Look for the string "this" in every line, and copy each line that has it.

-- START Records to process --

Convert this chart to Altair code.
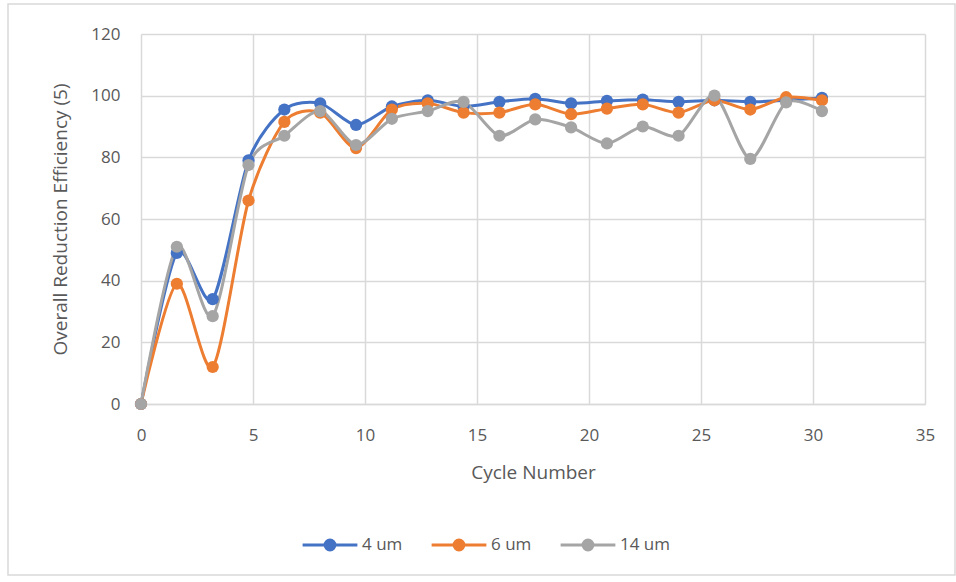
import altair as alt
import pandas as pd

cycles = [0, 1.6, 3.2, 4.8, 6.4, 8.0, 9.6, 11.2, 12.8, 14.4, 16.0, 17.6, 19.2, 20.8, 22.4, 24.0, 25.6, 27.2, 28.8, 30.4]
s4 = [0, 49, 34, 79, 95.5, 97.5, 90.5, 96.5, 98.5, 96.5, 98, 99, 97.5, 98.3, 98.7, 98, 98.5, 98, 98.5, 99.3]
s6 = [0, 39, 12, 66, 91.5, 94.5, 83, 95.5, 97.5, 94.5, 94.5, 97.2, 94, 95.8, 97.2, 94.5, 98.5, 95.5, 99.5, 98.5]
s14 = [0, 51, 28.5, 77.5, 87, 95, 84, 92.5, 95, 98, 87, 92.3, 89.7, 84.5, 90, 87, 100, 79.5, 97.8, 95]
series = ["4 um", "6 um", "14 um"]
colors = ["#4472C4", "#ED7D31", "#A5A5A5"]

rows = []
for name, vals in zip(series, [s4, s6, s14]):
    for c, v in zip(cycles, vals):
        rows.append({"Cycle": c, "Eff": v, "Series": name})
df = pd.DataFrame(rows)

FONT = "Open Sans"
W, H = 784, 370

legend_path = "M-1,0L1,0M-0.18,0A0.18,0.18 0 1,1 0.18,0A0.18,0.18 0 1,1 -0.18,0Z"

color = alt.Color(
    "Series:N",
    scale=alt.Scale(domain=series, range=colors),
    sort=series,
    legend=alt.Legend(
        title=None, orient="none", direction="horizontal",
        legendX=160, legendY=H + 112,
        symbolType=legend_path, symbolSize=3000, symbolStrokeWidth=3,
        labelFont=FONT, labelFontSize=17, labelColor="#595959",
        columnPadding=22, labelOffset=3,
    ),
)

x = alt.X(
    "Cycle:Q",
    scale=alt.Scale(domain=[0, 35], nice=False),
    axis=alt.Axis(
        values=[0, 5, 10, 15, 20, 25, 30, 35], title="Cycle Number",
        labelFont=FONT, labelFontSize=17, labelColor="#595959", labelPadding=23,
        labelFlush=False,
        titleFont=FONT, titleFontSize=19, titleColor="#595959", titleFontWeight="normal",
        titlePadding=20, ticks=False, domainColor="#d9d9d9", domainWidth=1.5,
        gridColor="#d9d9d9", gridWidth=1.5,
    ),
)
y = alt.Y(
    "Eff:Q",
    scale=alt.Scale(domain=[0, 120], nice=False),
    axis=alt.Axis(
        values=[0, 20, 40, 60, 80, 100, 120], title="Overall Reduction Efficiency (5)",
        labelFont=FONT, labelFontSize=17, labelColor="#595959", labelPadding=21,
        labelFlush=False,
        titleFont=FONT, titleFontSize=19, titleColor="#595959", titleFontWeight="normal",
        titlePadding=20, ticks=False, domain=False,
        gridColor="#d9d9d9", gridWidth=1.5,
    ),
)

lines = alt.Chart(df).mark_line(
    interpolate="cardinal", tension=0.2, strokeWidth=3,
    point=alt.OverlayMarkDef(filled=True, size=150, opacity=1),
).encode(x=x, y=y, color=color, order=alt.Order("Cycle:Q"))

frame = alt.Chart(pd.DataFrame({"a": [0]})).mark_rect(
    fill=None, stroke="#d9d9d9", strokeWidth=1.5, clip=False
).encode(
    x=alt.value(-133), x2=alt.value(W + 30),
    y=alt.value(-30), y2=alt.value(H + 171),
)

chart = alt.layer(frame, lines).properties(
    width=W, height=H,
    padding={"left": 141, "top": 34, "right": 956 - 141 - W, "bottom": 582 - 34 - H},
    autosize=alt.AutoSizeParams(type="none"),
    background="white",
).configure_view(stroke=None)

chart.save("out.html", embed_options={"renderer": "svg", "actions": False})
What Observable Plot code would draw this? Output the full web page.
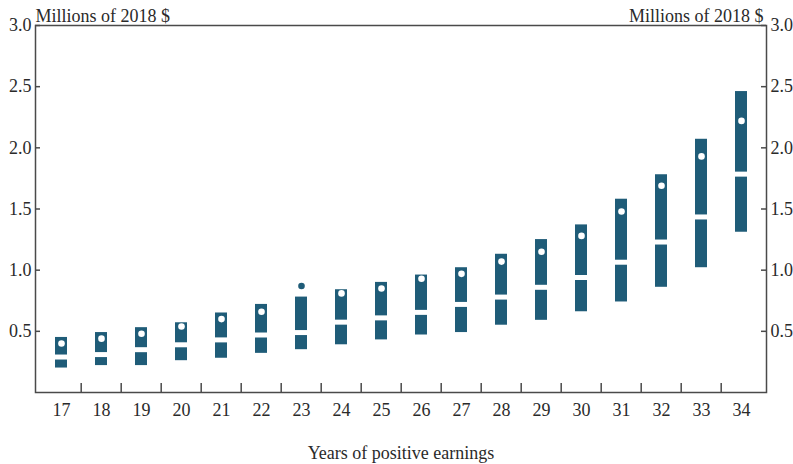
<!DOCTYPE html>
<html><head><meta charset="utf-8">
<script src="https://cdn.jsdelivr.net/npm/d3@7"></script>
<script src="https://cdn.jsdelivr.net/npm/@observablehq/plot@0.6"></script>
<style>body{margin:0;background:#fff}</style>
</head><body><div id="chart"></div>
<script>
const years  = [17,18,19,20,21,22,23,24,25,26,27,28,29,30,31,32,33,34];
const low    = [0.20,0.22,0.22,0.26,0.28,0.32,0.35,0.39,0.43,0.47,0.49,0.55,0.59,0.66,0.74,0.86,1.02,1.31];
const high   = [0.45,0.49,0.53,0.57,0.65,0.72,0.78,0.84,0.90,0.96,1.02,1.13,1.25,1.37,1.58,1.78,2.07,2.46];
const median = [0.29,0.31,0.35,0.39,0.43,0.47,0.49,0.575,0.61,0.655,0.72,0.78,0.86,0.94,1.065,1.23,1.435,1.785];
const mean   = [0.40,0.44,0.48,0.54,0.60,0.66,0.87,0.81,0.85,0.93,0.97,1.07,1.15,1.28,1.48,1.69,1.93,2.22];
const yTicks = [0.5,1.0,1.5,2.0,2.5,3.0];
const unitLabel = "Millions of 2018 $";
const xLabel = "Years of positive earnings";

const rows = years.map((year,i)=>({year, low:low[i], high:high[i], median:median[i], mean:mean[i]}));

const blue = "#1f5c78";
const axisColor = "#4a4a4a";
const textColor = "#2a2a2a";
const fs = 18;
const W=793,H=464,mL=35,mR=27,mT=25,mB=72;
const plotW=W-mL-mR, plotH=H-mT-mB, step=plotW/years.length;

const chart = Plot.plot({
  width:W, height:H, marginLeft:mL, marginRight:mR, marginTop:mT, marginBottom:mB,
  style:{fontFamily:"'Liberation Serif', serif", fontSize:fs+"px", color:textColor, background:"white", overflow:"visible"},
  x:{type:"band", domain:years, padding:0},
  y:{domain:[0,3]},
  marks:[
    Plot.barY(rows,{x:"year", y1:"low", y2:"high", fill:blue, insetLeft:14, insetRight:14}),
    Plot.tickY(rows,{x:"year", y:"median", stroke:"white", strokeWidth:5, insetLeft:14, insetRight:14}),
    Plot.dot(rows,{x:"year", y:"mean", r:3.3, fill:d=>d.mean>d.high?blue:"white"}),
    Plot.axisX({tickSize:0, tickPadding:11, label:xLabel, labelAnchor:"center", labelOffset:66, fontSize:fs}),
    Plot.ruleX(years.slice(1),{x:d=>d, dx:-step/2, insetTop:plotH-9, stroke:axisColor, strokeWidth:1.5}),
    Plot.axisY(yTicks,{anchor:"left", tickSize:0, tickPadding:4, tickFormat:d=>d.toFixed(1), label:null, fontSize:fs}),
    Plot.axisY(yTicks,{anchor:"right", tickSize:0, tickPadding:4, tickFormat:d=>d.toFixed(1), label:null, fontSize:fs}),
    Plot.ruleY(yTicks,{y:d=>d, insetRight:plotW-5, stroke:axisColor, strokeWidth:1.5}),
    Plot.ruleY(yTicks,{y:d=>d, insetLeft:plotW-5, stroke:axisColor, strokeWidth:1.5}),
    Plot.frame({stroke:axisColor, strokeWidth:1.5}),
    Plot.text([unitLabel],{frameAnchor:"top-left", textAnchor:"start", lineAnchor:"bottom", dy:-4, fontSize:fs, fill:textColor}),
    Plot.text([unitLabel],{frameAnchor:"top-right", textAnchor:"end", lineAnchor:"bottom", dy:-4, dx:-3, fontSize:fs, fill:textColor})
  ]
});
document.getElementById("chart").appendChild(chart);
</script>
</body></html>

-- END Records to process --

The result:
Convert this chart to Altair code.
What Observable Plot code would draw this? Output the full web page.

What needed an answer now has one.